== Some records ==
"""
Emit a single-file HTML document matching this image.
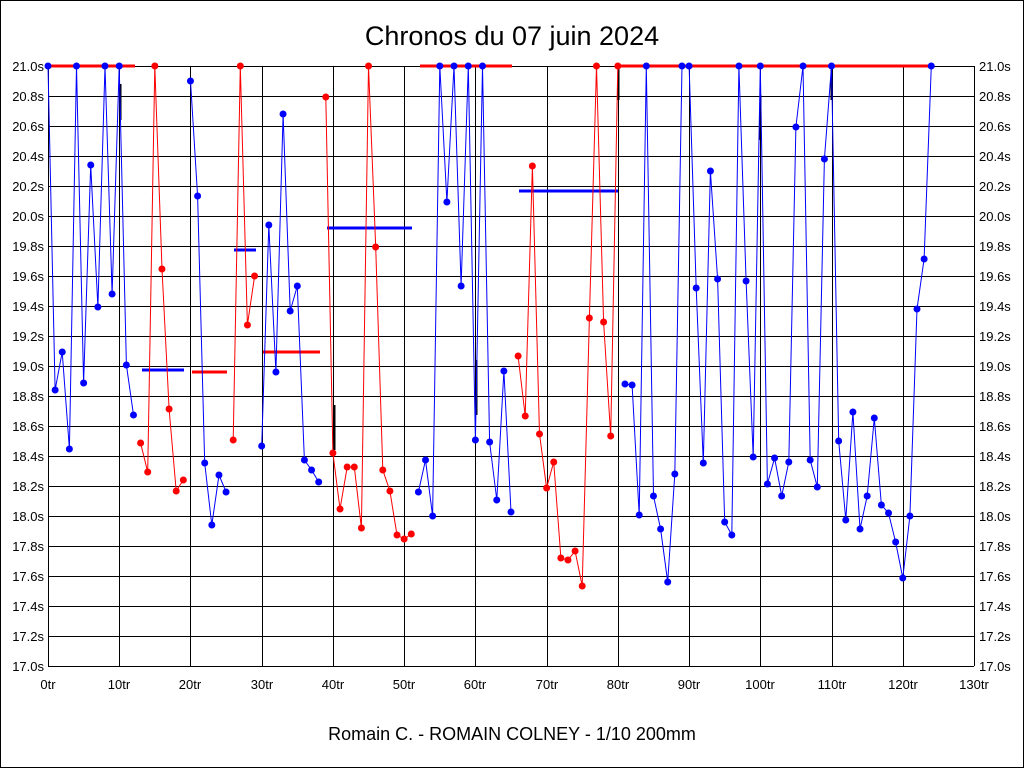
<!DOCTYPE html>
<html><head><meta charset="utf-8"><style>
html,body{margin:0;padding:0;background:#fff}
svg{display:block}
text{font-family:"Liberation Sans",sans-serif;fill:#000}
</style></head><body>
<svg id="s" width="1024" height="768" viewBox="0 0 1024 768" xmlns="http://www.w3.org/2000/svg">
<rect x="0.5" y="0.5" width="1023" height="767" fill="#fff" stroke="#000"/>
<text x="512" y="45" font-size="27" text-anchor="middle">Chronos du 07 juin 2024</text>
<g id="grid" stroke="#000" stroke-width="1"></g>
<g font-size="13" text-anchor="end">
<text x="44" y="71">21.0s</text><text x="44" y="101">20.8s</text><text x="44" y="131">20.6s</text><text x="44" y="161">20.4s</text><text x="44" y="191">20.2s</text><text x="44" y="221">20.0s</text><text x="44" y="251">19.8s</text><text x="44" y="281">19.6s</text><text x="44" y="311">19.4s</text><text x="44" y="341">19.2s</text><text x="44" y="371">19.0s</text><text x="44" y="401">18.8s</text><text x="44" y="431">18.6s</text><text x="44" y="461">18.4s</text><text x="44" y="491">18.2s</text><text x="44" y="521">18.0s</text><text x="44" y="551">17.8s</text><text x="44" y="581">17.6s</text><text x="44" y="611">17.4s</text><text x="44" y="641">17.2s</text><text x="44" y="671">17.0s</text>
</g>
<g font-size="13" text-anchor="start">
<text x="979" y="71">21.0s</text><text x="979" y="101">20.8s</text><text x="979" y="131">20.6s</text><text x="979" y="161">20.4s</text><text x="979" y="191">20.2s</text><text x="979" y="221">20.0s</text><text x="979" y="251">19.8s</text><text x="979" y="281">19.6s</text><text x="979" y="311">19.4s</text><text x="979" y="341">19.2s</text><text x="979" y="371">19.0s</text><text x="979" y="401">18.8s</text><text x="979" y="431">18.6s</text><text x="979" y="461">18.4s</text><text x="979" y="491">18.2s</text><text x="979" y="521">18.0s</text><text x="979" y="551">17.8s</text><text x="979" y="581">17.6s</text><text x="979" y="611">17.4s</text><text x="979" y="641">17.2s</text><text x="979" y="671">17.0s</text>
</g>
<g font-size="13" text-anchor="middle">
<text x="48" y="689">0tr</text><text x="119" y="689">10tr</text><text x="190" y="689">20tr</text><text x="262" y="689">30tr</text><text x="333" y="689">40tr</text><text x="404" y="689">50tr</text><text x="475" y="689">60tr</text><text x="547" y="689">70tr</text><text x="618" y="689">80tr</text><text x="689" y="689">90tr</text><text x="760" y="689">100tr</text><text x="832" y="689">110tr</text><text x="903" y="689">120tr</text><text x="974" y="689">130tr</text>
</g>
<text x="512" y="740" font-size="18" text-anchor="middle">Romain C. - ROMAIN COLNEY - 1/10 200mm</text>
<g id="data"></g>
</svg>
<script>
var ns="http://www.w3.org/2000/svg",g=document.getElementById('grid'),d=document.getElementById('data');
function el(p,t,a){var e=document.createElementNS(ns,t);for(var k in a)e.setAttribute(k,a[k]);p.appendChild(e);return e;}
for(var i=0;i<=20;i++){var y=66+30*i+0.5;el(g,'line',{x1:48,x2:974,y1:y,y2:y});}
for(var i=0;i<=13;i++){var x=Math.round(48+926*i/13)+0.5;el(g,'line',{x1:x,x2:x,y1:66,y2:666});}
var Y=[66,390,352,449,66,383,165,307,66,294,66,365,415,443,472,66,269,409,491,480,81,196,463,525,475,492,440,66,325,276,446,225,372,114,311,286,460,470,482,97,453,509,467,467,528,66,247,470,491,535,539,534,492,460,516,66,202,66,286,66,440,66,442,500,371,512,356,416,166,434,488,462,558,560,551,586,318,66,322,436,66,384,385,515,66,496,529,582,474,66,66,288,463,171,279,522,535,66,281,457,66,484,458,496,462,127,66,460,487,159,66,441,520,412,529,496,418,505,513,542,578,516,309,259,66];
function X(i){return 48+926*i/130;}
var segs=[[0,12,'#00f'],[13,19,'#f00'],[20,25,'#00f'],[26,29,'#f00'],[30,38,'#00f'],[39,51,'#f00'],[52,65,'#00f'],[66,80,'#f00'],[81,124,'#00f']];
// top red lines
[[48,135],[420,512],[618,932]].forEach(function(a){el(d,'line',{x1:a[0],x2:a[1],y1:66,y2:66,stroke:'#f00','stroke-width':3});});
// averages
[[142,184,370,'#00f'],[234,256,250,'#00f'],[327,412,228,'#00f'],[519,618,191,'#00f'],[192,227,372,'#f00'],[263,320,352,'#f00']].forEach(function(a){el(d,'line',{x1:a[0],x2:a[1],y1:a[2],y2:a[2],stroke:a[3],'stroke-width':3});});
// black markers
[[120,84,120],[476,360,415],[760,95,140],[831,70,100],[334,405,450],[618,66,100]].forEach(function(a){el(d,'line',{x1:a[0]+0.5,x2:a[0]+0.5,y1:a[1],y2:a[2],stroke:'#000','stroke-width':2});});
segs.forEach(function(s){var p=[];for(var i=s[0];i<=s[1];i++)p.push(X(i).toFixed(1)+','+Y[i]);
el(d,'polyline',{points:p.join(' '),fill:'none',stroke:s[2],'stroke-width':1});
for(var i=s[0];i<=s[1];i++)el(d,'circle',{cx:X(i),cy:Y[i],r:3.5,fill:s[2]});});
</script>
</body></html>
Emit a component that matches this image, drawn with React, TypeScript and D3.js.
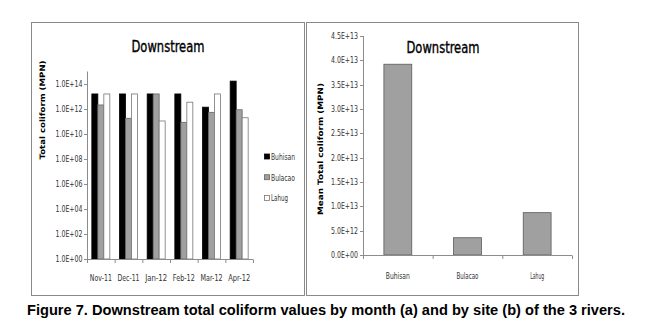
"""
== Exercise goal ==
Gather up every line from the listing above in which the word "this" occurs.

== Final result ==
Emit a single-file HTML document matching this image.
Emit a component that matches this image, drawn with React, TypeScript and D3.js.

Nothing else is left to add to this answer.